Lieberman goes further than Bush ever had, in saying that although the US has made some mistakes, there is no blind "stay the course" non-action:
Does America have a good plan for doing this, a strategy for victory in Iraq? Yes we do. And it is important to make it clear to the American people that the plan has not remained stubbornly still but has changed over the years. Mistakes, some of them big, were made after Saddam was removed, and no one who supports the war should hesitate to admit that; but we have learned from those mistakes and, in characteristic American fashion, from what has worked and not worked on the ground. The administration's recent use of the banner "clear, hold and build" accurately describes the strategy as I saw it being implemented last week.
We are now embedding a core of coalition forces in every Iraqi fighting unit, which makes each unit more effective and acts as a multiplier of our forces. Progress in "clearing" and "holding" is being made. The Sixth Infantry Division of the Iraqi Security Forces now controls and polices more than one-third of Baghdad on its own. Coalition and Iraqi forces have together cleared the previously terrorist-controlled cities of Fallujah, Mosul and Tal Afar, and most of the border with Syria. Those areas are now being "held" secure by the Iraqi military themselves. Iraqi and coalition forces are jointly carrying out a mission to clear Ramadi, now the most dangerous city in Al-Anbar province at the west end of the Sunni Triangle.
Why haven't we heard this from the president?

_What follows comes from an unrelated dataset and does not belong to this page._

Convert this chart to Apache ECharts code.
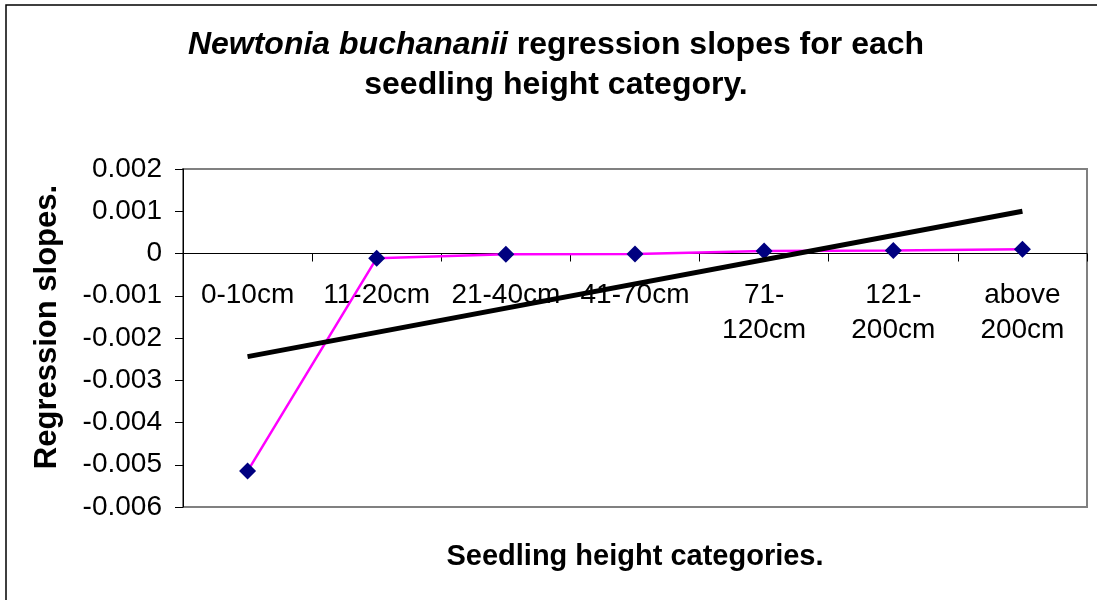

While Bush and his acolytes have been insisting that their original plans have been working (which no one believes) and insisting that the Iraq campaign has been virtually trouble-free (which is a bald-faced lied) Lieberman honestly and simply tells us, finally, what's going on in Iraq and what further needs to be done.
I have not changed my opinion about the Iraq campaign, but I have lost just about all sympathy for the Bush Administration. Not because there hasn't been significant progress, but because the president is on the brink of forfeiting Iraq, and thereby the larger war, by failing to speak straight and actually lead.
We will hear another highly-touted speech from the president. He will have to do much to outdo Lieberman, and I see no reason to think that he will. But it is a shame, Mr President, that while you are ducking to locked doors, trying to avoid questions, a Senator from the opposition party makes a better case for your policies than you do.